Region number 65535 appears to be a fallback or default region.  So, for example, in the England HD region, service ID 10060 (ITV 1 London) is assigned to channel 103 in regions 1, 18, 27, 31 and 38 and channel 977 in region 65535.  Region 1 is London, the other regions don't appear in the region list so I assume they are legacy IDs.  So in this example, if you're in London then ITV 1 London appears on channel 103, but if you're anywhere else it is on channel 977.

Region number 0 is a complete unknown...  See below!

Open questions

Region 0 - I can't figure it out at all.  It only seems to be used for BBC One (logical channel numbers 101 and 108), and it seems that multiple channels can end up assigned to a single channel number in region 0.

For example, looking at the Wales HD bouquet (274), BBC One London, BBC One West Midlands and BBC One South are all assigned to channel 108 in region 0.  Channel 108 isn't assigned in any other region.

Similarly, the Wales SD bouquet (258) assigns these same three channels to 101 for region 0.  We clearly can't just ignore region 0 because there's no other way to assign a channel to 101 in this case, but I can't see how set top boxes can choose between the three assigned channels.  Also, I note that the SD version of BBC One Wales (service ID 10311) isn't listed in the BAT at all - do SD Freesat receivers in Wales no longer get a regional BBC One?

Even more confusing are bouquets 272 and 280 (England HD and England G2), which seem to have BBC One Scotland HD (service ID 8901) assigned to channel 108 in region 0!

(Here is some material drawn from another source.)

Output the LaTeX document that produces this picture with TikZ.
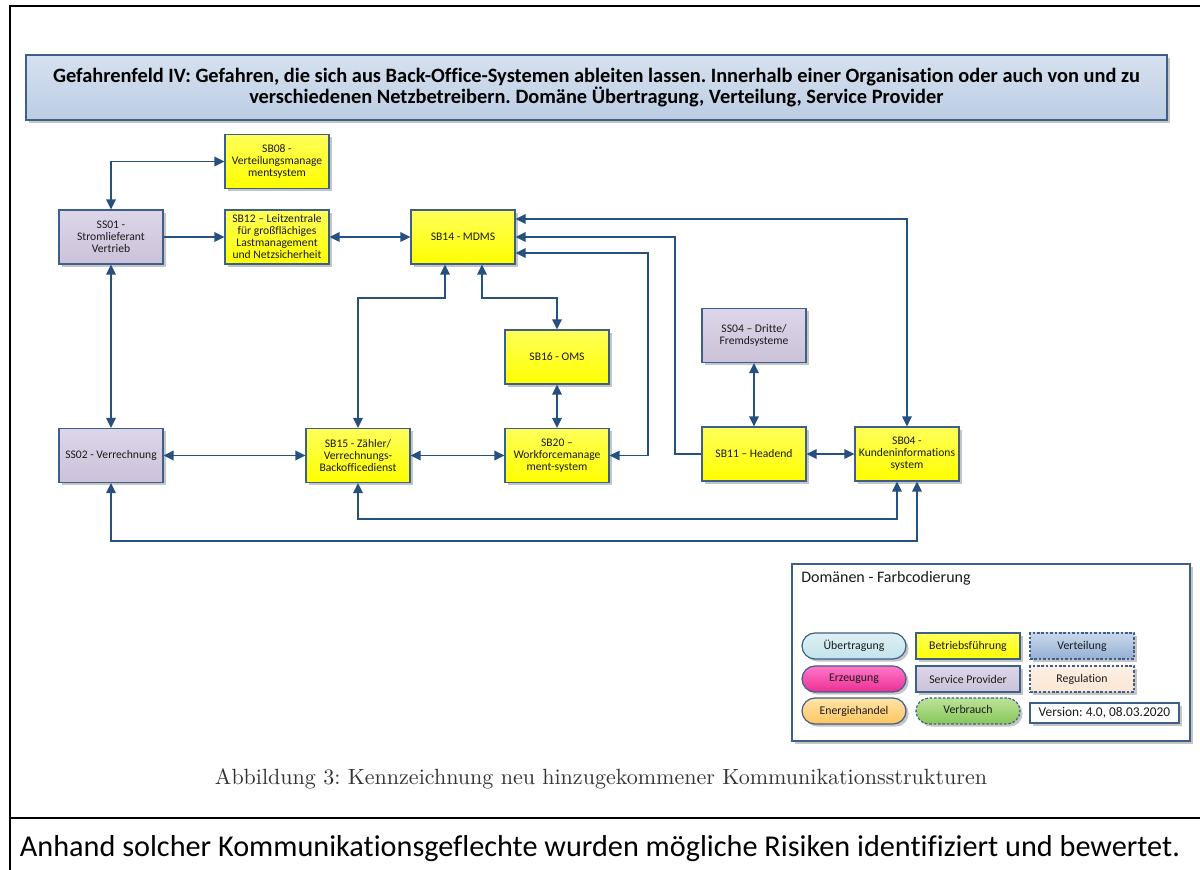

It would certainly be interesting to look at a branded Freesat decoder and see what channels appear on it; unfortunately I don't have one.

Monday 7 July 2014

Decoding Freesat, Part 1

To watch/record TV, I use MythTV connected to a satellite receiver.  Unfortunately, MythTV's handling of channel numbering is a bit bonkers... So I've been doing a bit of reverse engineering of the data transmitted by FreeSat to try and automagically pull out the local channel numbers and update the MythTV channels database...  Information on the internet seems thin on the ground, so this is what I've figured so far:

The "FreeSat Home" transponder is the interesting one (transport stream ID 2315).  This is located at 11.428GHz Horizontal, with a symbol rate of 27500 and FEC 2/3.  PID 3002 on this transponder transmits a bouquet association table (BAT).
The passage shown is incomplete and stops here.